I know I’m not alone. “This is the most hopeful time that I’ve seen in 30 years of activism, because it’s the most authentic and organic uprising I’ve seen,” Karen (pronounced Caw-ren) Nyhus, a tech consultant from Petaluma told me as we approached the port. Nearby, some boys had started a pretty good A’s chorus: “Let’s go, Oakland!” Clap-clap/Clap-clap-clap. “Let’s go Oakland!” Nyhus, a self-described climate activist, continued: “We don’t have to make the case for ‘the issue.’ It’s in plain sight to see. [People] are more able to connect issues than I’ve ever seen in my life – and I’m 47. It’s like people have been waiting for this.”

Jamie Guzzi, a fair trade activist I’ve known for years, said: “I have to admit, I was skeptical at first.
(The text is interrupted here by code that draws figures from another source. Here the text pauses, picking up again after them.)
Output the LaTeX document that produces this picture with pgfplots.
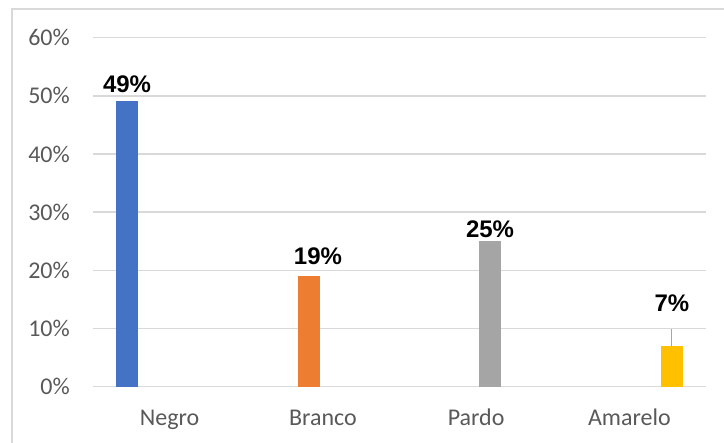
\documentclass[border=0pt]{standalone}
\usepackage{fontspec}
\setmainfont{Carlito}
\newfontfamily\labelfont{Liberation Sans}
\usepackage{pgfplots}
\pgfplotsset{compat=1.18}
\definecolor{cBlue}{HTML}{4472C4}
\definecolor{cOrange}{HTML}{ED7D31}
\definecolor{cGray}{HTML}{A5A5A5}
\definecolor{cGold}{HTML}{FFC000}
\definecolor{gridc}{HTML}{D9D9D9}
\definecolor{tickc}{HTML}{595959}
\begin{document}
\begin{tikzpicture}
\path[use as bounding box] (-93bp,-56.3bp) rectangle (631bp,386.7bp);
\draw[color=gridc, line width=1.5bp] (-81bp,-90bp) rectangle (660bp,377.7bp);
\begin{axis}[
  at={(0,0)}, anchor=south west,
  scale only axis, width=613bp, height=349bp,
  xmin=-0.5, xmax=3.5, ymin=0, ymax=60,
  ytick={0,10,...,60},
  xtick={0,1,2,3},
  xticklabels={Negro,Branco,Pardo,Amarelo},
  yticklabel={\pgfmathprintnumber{\tick}\%},
  /pgf/number format/assume math mode=true,
  axis line style={draw=none},
  major tick length=0pt,
  tick style={draw=none},
  ymajorgrids,
  major grid style={color=gridc, line width=1.5bp},
  tick label style={font=\fontsize{24bp}{28bp}\selectfont, text=tickc},
  yticklabel style={anchor=east, inner sep=0pt, xshift=-23bp},
  xticklabel style={anchor=base, inner sep=0pt, yshift=-39bp},
  ybar, bar width=22bp, bar shift=0pt,
  clip=false,
  nodes near coords={\pgfmathprintnumber[fixed,precision=0]{\pgfplotspointmeta}\%},
  nodes near coords style={font=\labelfont\bfseries\fontsize{24bp}{28bp}\selectfont, text=black, anchor=base, inner sep=0pt},
]
\addplot[fill=cBlue, draw=none, nodes near coords style={yshift=8bp}] coordinates {(-0.278,49.2)};
\addplot[fill=cOrange, draw=none, nodes near coords style={yshift=11bp, xshift=9bp}] coordinates {(0.909,19.05)};
\addplot[fill=cGray, draw=none, nodes near coords style={yshift=3.5bp}] coordinates {(2.091,25.1)};
\addplot[fill=cGold, draw=none, nodes near coords style={yshift=34bp}] coordinates {(3.278,7.0)};
\draw[color=cGray, line width=1bp] (axis cs:3.278,7.0) -- (axis cs:3.278,10);
\end{axis}
\end{tikzpicture}
\end{document}
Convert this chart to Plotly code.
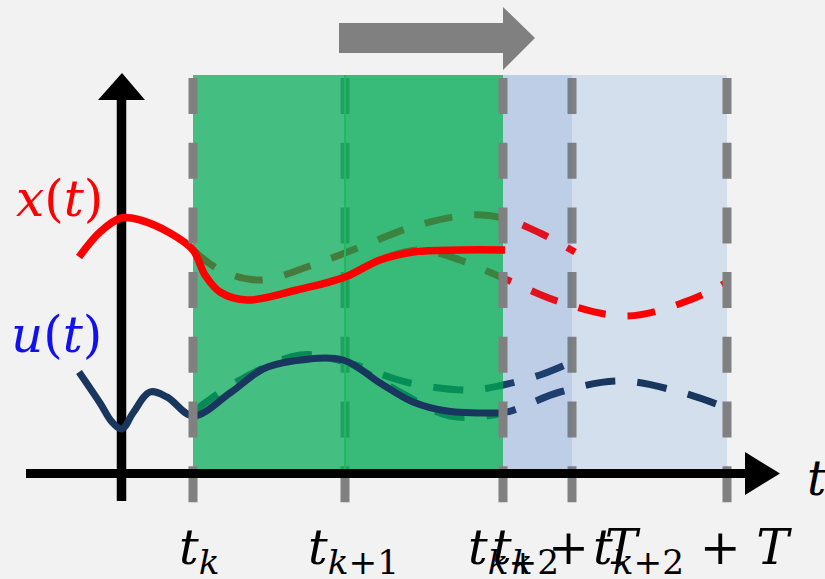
import plotly.graph_objects as go

# ---------------- data (diagram coordinates, x to the right, y downward) -------------
t_marks = [193, 345, 503, 572, 727]

# x(t) actual trajectory (solid red)
x_solid_t = [79, 100, 121, 140, 170, 193, 205, 220, 247, 297, 345, 380, 413, 460, 505]
x_solid_v = [257, 232, 218, 220, 233, 250, 275, 292, 300, 290, 277, 260, 252, 250, 250]

# x predicted from t_k (dashed)
x_predA_t = [193, 220, 260, 310, 365, 415, 470, 503, 540, 575]
x_predA_v = [250, 270, 280, 266, 245, 226, 215, 218, 233, 252]
# x predicted from t_{k+1} (dashed)
x_predB_t = [345, 380, 420, 460, 503, 560, 627, 690, 727]
x_predB_v = [278, 260, 250, 260, 278, 302, 316, 300, 282]

# u(t) applied input (solid dark blue)
u_solid_t = [79, 100, 112, 122, 133, 150, 167, 193, 230, 263, 293, 343, 380, 413, 447, 503]
u_solid_v = [372, 403, 422, 429, 413, 392, 397, 416, 393, 369, 361, 360, 383, 402, 411, 413]

# u predicted from t_k (dashed)
u_predA_t = [193, 240, 300, 345, 410, 470, 503, 540, 572]
u_predA_v = [412, 380, 355, 362, 383, 390, 385, 375, 362]
# u predicted from t_{k+1} (dashed)
u_predB_t = [345, 400, 450, 503, 560, 620, 680, 727]
u_predB_v = [360, 392, 416, 413, 392, 381, 392, 408]

tick_texts = [
    "<i>t</i><sub><i>k</i></sub>",
    "<i>t</i><sub><i>k</i>+1</sub>",
    "<i>t</i><sub><i>k</i>+2</sub>",
    "<i>t</i><sub><i>k</i></sub> + <i>T</i>",
    "<i>t</i><sub><i>k</i>+2</sub> + <i>T</i>",
]
tick_left = [177, 306, 466, 490, 591]

# ---------------- figure ----------------
BG = "#f2f2f2"
TOP, BOT = 75, 470
fig = go.Figure()


def poly(xs, ys, color):
    fig.add_trace(go.Scatter(x=xs, y=ys, mode="lines", fill="toself", fillcolor=color,
                             line=dict(width=0, color=color), hoverinfo="skip",
                             showlegend=False))


def rect(x0, x1, color):
    poly([x0, x1, x1, x0, x0], [TOP, TOP, BOT, BOT, TOP], color)


def curve(xs, ys, color, width=7, dash="solid"):
    fig.add_trace(go.Scatter(x=xs, y=ys, mode="lines",
                             line=dict(color=color, width=width, dash=dash,
                                       shape="spline", smoothing=1.0),
                             hoverinfo="skip", showlegend=False))


def vline(x, color="#808080"):
    fig.add_trace(go.Scatter(x=[x, x], y=[78, 507], mode="lines",
                             line=dict(color=color, width=9, dash="36px,28.7px"),
                             hoverinfo="skip", showlegend=False))


# light blue prediction horizon
rect(t_marks[2], t_marks[4], "rgb(211,223,237)")

# predicted (dashed) trajectories
curve(x_predA_t, x_predA_v, "#ff0000", 7, "28px,22px")
curve(x_predB_t, x_predB_v, "#ff0000", 7, "28px,22px")
curve(u_predA_t, u_predA_v, "#18365e", 7, "30px,22px")
curve(u_predB_t, u_predB_v, "#18365e", 7, "30px,22px")

vline(t_marks[1])

# green (applied) intervals
rect(t_marks[0], t_marks[1], "rgba(0,171,84,0.72)")
rect(t_marks[1], t_marks[2], "rgba(0,171,84,0.77)")
fig.add_trace(go.Scatter(x=[t_marks[1], t_marks[1]], y=[TOP, BOT], mode="lines",
                         line=dict(color="rgb(30,185,95)", width=2),
                         hoverinfo="skip", showlegend=False))

vline(t_marks[3])
rect(t_marks[2], t_marks[3], "rgba(68,114,196,0.15)")

# vertical axis
fig.add_trace(go.Scatter(x=[121.5, 121.5], y=[501, 98], mode="lines",
                         line=dict(color="black", width=9.5),
                         hoverinfo="skip", showlegend=False))
poly([98, 145, 122, 98], [100, 100, 73, 100], "black")

# actual trajectories
curve(x_solid_t, x_solid_v, "#ff0000", 7.5)
curve(u_solid_t, u_solid_v, "#18365e", 7)

for m in (t_marks[0], t_marks[2], t_marks[4]):
    vline(m)

# horizontal axis
fig.add_trace(go.Scatter(x=[26, 755], y=[473.5, 473.5], mode="lines",
                         line=dict(color="black", width=9),
                         hoverinfo="skip", showlegend=False))
poly([745, 745, 780, 745], [452, 495, 473.5, 452], "black")

# gray arrow at top
poly([339, 503, 503, 535, 503, 503, 339, 339], [23, 23, 7, 38, 70, 53, 53, 23], "#808080")

FONT = "DejaVu Serif"
ann = [
    dict(x=59, y=199, text="<i>x</i>(<i>t</i>)", font=dict(color="#ff0000", size=50)),
    dict(x=56, y=335, text="<i>u</i>(<i>t</i>)", font=dict(color="#1010f0", size=50)),
    dict(x=805, y=478, text="<i>t</i>", font=dict(color="black", size=48), xanchor="left"),
]
for txt, xl in zip(tick_texts, tick_left):
    ann.append(dict(x=xl, y=550, text=txt, xanchor="left",
                    font=dict(color="black", size=49)))
for a in ann:
    a.setdefault("xanchor", "center")
    a["font"]["family"] = FONT
    fig.add_annotation(xref="x", yref="y", showarrow=False, yanchor="middle", **a)

fig.update_xaxes(range=[0, 825], visible=False, fixedrange=True)
fig.update_yaxes(range=[579, 0], visible=False, fixedrange=True)
fig.update_layout(width=825, height=579, margin=dict(l=0, r=0, t=0, b=0),
                  paper_bgcolor=BG, plot_bgcolor=BG, showlegend=False)

fig.write_html("out.html")
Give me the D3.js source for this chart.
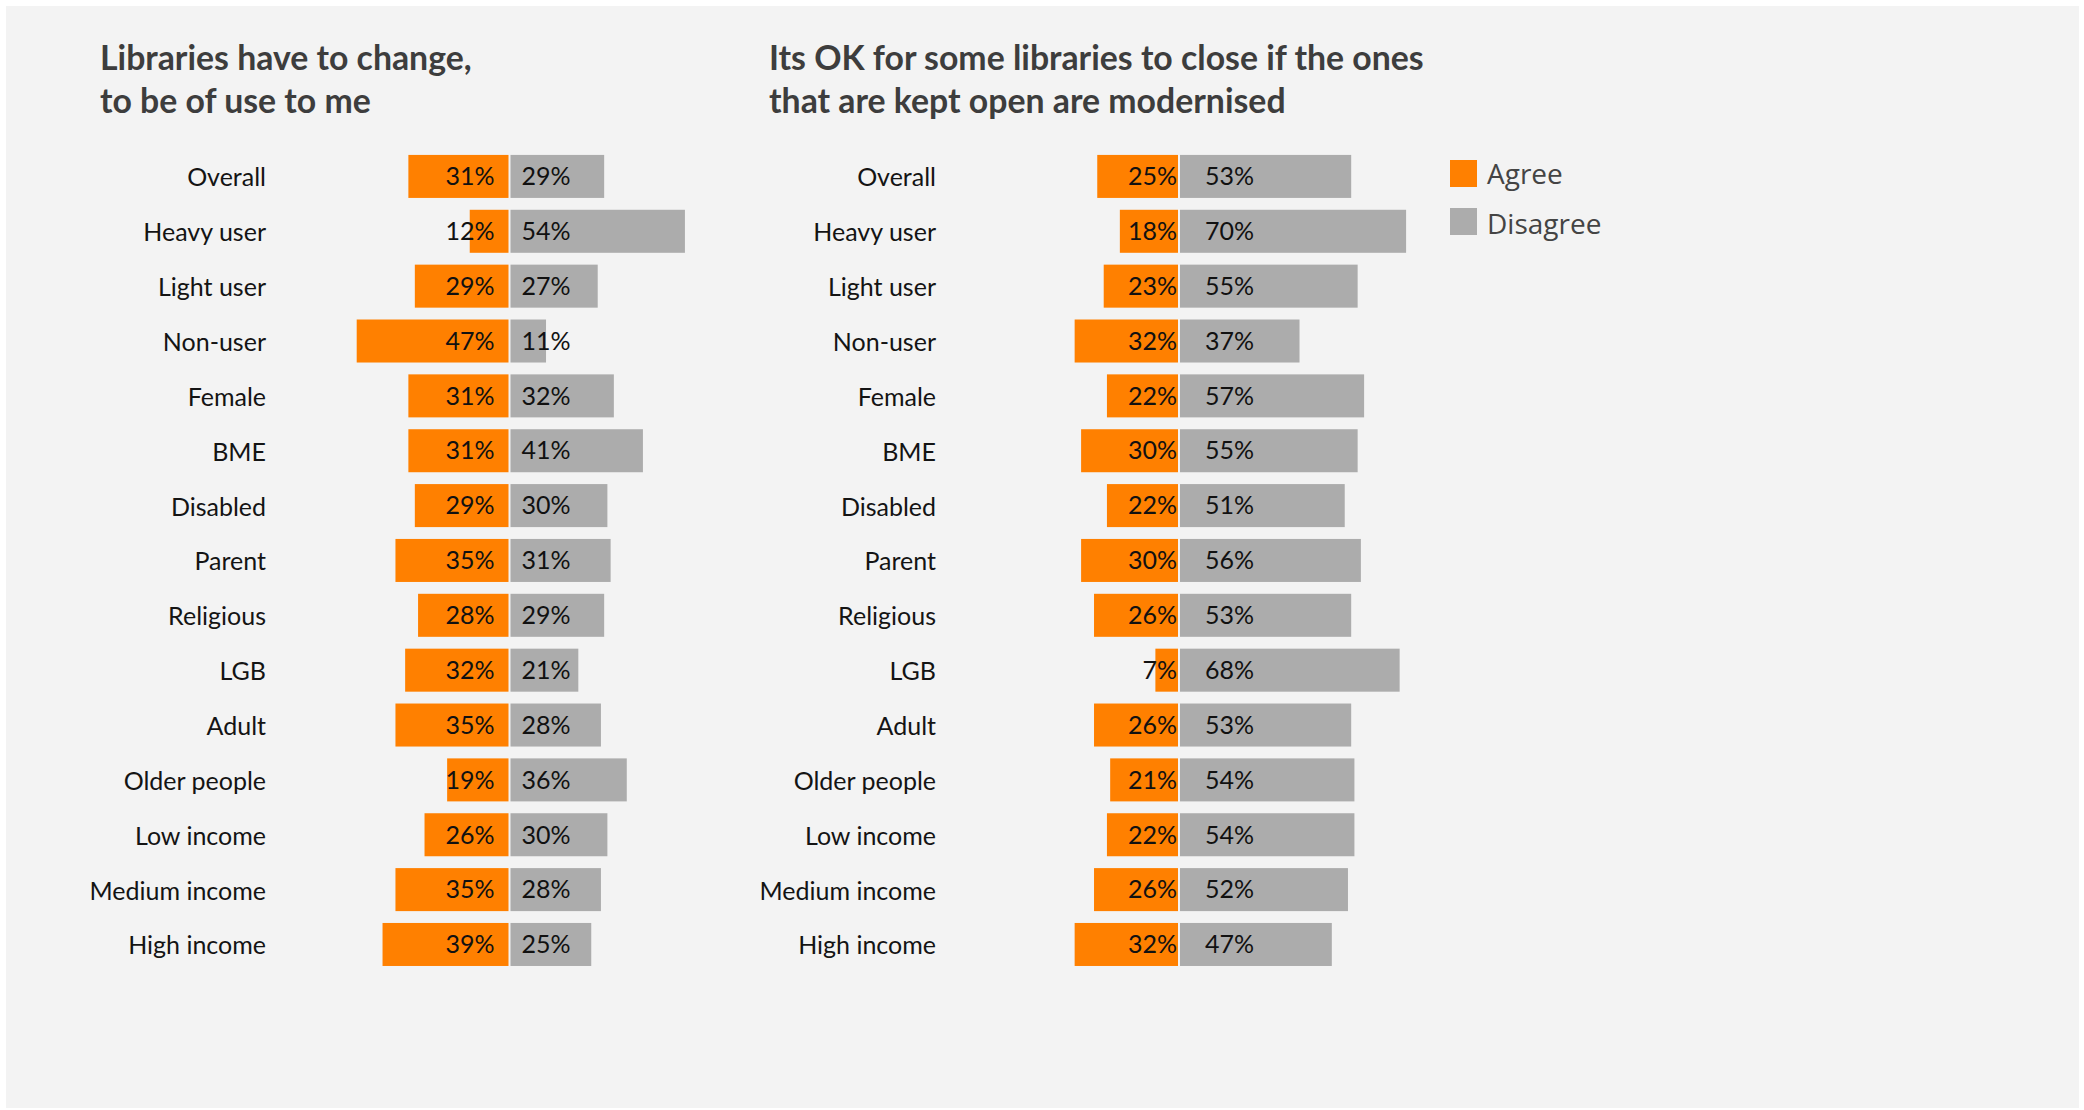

But this is amazing. I think this is the beginning. This is bigger than we could have imagined on purpose.”

A minute after I parted company with Guzzi, two gay men walked by with their arms around each other’s waists. Their sign said: God Hates Banks.

• • •

It must the oxytocin rush. Political protests, at least when they occur in the orange sunset of during Indian Summer, create a kind of euphoria.

I think Ben Browner was feeling some of that. Twenty-six years old. A permaculture gardener in Sebastopol. His sign: Good planets are hard to find. “This like the most amazing, self organized …” He trailed off for about 5 seconds, watching the scene of people clambering on top of semis stalled in the road. “This can’t be stopped. It’s too resilient. There’s too much diversity. It’ can’t be stopped unless we stop it.”

“Dude, I love this vibe, because everyone is so peaceful and happy,” Jermaine Mayfield, a skinny kid with a couple of tats, a crisp brimmed Raiders cap, and a black bandana told me. He’s 20-years-old, enrolled in a government program called Jobs Corps to take culinary classes. He’s never held a job. His sign reads, Stop Watching, Start Marching.“I came out here to show my support, not only to the people of Oakland, but to everyone in the country.”

Down the road I find Bill Ross, wearing a jazz festival t-shirt and grinning his face off while taking snapshots of the crowds with an old camera. He says: “Man, it’s beautiful, isn’t it? It’s beautiful.” What’s beautiful?, I ask him. “Finally people are waking up to the fact that they are being burned. I am happy to see what I am seeing.”

Me too. And I really liked the political reggae that the guy with the bike stereo was jamming as we marched through the West Oakland housing projects. But even in California you can’t build a movement on good vibes alone.

I share the hopes of a fellow I met named Dan Stringer, a tutor and grad student. “It’s exciting to see so many people approaching this from different issues,” he said. “I hope it will lead to something concrete.”

For a movement (at least judged by the signs today) whose most commonly shared sentiment is a hatred of the banks, it seems to me that “something concrete” will have to go beyond blockading local branch doors, as happened today. We have to take back the money that the banks grabbed in the bailouts. A lot of it’s ours anyway. It’s sitting in our checking and savings accounts. A national Move Your Money day of action planned for just a day from now will be a crucial test of the movement’s ability to escalate.

• • •

Amid a day of indelible images, this is what I think will stick with me most:

A father, walking down the sidewalk with his two sons – say, 10 and 7 years old. They’ve all got the same jeans on. Tennis shoes. Baseball caps. Backpacks. A little familial Boy Scout troop.

The man is carrying an upside down flag: the signal for a republic in distress.